None of this requires waiting for the future to arrive to act with intention. Educators and institutions who engage thoughtfully with these questions now will have more influence over how they resolve than those who engage reactively once the stakes are obvious.

Audit your existing curriculum for the decisions it encodes. Before asking whether AI can generate a better curriculum, understand what values and assumptions the current one expresses. Make those explicit. That clarity will be essential when evaluating what any AI-generated alternative reproduces or replaces.

Distinguish between AI as tool and AI as authority. There is a significant difference between using an AI system to generate practice problems (tool) and using it to determine what a student should learn next (authority). The first is relatively low-stakes pedagogically; the second is a governance decision that should involve faculty, students, and institutional leadership — not just vendors.

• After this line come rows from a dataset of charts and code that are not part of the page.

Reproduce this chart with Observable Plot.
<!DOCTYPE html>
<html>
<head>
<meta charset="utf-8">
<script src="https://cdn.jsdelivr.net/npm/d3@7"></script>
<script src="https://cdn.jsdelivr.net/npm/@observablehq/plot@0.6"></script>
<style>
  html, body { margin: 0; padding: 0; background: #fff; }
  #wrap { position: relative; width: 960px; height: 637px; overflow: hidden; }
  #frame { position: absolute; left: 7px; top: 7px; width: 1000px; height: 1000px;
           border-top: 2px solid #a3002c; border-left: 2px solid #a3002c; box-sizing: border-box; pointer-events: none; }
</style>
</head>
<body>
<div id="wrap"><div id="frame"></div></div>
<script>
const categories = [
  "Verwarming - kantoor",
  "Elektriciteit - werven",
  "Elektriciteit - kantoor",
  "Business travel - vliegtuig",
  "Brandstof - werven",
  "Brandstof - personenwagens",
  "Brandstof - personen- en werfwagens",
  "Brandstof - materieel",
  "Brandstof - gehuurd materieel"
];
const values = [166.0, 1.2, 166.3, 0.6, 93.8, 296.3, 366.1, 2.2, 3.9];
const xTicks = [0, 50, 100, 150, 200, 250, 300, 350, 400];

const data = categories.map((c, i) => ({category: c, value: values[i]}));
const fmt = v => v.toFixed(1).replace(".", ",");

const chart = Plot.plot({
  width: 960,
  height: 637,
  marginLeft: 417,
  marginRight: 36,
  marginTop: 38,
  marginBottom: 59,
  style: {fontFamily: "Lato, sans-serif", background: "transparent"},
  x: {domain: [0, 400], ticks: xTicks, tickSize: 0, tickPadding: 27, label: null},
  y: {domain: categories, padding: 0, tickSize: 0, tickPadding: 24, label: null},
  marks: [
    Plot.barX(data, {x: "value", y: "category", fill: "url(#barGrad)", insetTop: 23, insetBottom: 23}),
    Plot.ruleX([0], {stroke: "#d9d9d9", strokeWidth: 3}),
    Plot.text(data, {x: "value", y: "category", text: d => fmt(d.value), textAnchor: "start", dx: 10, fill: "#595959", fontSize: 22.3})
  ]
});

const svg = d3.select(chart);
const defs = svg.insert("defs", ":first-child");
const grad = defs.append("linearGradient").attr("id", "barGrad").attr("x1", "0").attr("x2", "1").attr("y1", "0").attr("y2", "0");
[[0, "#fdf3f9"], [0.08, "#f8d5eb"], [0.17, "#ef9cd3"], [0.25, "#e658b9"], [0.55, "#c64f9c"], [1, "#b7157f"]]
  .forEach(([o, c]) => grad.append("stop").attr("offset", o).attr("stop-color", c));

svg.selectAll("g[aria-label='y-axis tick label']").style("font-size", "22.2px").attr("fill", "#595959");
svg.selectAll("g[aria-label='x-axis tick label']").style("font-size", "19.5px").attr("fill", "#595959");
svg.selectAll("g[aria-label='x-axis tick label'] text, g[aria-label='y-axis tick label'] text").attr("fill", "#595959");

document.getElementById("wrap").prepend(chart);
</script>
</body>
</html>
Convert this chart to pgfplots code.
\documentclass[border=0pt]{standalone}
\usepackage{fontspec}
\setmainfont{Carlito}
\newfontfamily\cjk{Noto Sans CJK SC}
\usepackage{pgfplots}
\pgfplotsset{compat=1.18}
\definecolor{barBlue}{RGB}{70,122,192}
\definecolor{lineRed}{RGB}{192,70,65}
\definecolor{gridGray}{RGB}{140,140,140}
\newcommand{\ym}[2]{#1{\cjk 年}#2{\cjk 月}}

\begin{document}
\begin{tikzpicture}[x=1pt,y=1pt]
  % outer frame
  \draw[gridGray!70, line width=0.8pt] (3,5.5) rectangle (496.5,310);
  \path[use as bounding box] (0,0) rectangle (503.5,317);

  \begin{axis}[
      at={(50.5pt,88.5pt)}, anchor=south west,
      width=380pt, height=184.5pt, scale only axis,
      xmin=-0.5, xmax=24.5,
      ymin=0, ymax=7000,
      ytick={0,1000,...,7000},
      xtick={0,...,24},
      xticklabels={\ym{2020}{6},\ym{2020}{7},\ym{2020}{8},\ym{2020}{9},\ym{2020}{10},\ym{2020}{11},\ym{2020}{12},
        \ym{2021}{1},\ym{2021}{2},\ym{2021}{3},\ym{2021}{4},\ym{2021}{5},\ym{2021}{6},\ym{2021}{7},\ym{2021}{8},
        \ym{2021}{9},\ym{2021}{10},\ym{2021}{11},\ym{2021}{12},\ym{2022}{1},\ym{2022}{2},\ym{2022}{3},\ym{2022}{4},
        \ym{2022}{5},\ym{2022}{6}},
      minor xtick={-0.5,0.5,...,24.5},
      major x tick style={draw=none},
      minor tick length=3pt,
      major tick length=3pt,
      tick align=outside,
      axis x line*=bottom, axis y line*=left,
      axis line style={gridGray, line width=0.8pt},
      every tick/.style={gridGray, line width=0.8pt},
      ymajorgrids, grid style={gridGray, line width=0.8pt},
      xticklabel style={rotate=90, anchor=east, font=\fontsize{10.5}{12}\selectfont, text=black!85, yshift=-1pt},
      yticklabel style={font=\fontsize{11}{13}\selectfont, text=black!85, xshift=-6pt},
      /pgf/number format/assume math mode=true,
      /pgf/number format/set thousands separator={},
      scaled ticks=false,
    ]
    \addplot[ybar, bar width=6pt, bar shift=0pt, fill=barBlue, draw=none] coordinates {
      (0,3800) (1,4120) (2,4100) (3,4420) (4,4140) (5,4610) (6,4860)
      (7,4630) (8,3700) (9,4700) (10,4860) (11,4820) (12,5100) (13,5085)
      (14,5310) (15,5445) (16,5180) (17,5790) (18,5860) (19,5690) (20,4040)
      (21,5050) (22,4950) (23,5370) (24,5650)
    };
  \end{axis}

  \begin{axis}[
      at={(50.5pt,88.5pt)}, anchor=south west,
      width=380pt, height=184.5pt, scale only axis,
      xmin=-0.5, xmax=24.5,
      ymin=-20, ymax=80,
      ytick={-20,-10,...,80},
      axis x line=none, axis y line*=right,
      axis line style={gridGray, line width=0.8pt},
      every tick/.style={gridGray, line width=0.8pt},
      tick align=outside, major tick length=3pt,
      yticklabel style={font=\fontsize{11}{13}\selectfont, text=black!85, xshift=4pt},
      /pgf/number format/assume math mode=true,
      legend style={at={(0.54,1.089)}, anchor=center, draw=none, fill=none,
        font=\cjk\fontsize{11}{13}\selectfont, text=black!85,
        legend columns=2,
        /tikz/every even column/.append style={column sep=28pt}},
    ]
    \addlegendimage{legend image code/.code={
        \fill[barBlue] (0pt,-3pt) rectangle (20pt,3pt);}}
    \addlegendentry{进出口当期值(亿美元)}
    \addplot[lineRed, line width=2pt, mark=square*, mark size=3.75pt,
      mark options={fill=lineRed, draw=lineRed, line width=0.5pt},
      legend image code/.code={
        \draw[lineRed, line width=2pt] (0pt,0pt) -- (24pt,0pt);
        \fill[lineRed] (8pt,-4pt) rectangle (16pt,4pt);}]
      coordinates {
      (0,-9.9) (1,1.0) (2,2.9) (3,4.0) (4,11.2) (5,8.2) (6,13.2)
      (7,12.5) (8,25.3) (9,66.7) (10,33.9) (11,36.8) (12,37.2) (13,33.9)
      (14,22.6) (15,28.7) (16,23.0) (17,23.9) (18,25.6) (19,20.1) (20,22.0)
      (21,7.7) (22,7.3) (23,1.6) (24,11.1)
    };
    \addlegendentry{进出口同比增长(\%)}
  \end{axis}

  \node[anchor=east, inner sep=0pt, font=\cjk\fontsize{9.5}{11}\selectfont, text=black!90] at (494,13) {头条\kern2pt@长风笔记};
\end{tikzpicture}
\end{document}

Engage with competency-based education frameworks now. Even if you never implement AI curriculum generation, the shift toward competency-based credentialing is real and accelerating. Understanding what it means to credential learning by demonstrated skill rather than seat time is increasingly essential literacy for educators in every sector.

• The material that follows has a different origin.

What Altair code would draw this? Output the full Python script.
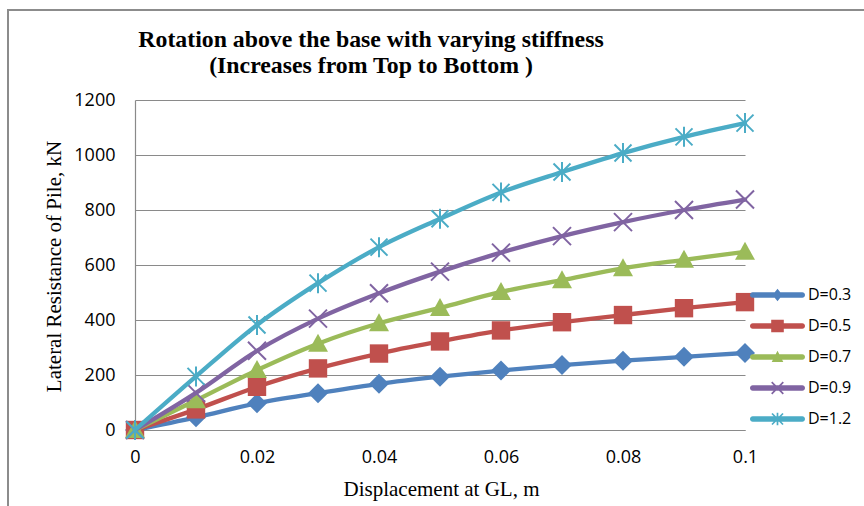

Insist on algorithmic transparency from vendors. If your institution is adopting any adaptive learning platform, the questions to ask are: What objective is this system optimizing for? How is it handling demographic differences in its training data? Who audits its routing decisions and how often? Vendors who cannot answer these questions clearly should not receive institutional contracts.

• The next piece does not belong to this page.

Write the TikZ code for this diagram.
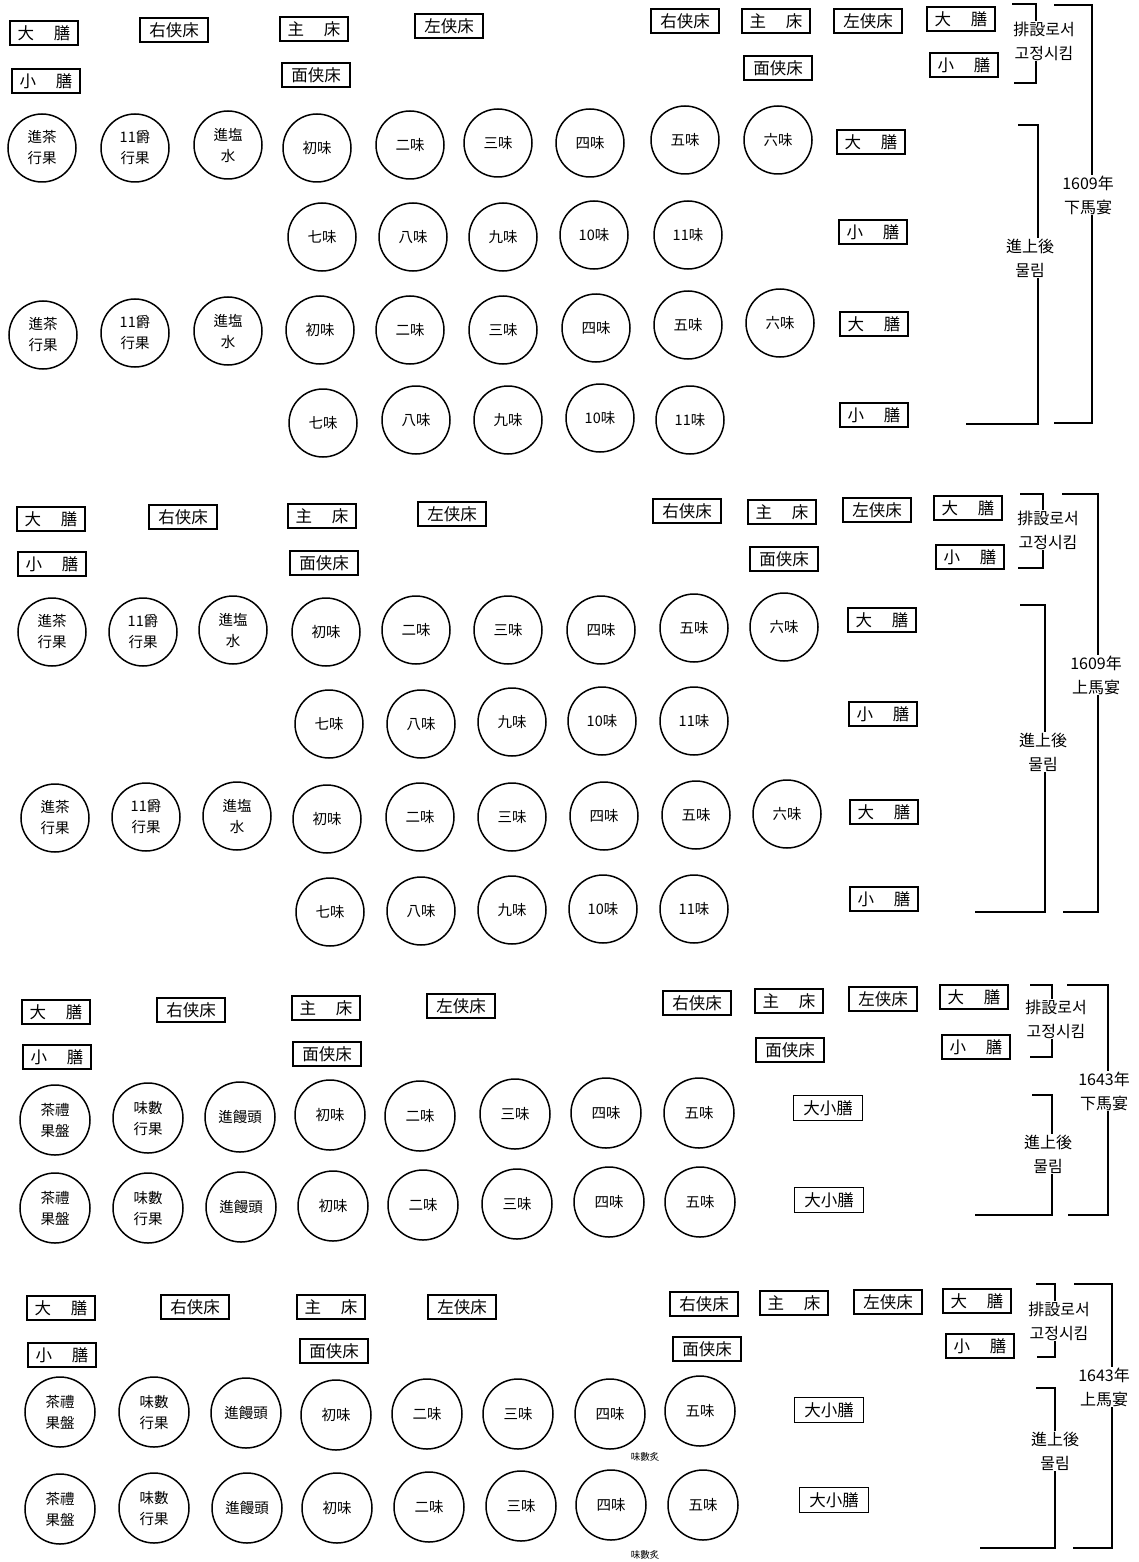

“The syllabus was never a pedagogical ideal. It was a logistical compromise. Now that the logistics have changed, the question is whether we’re ready for what comes next — and who gets to decide.”

— saifullahkhalid.com

Conclusion: A Document and Its Discontents

The syllabus will not disappear overnight. Institutions are too invested in it, credentialing systems too built around it, faculty governance too organized through it. But the ground beneath it is shifting — slowly, then faster — as AI systems demonstrate that the fixed, pre-authored curriculum is not the only way to organize learning at scale.

The question is not whether this shift will happen. It is whether educators, institutions, and policymakers will engage with it early enough to shape it — to insist that AI curriculum systems are transparent, equitable, and pedagogically sound; to redesign credentialing in ways that serve learners rather than administrative convenience; to invest in teachers as architects of learning rather than simply reduce them to monitors of machines.

The end of the syllabus, if it comes, will not be a loss. Fixed curricula have always been a compromise — a way of serving many learners by serving none of them perfectly. The question is what we build in its place, and whether we build it with the same intentionality, the same care for the learner, and the same seriousness about what education is actually for.

That question is open. The people reading this have more influence over its answer than they may currently believe.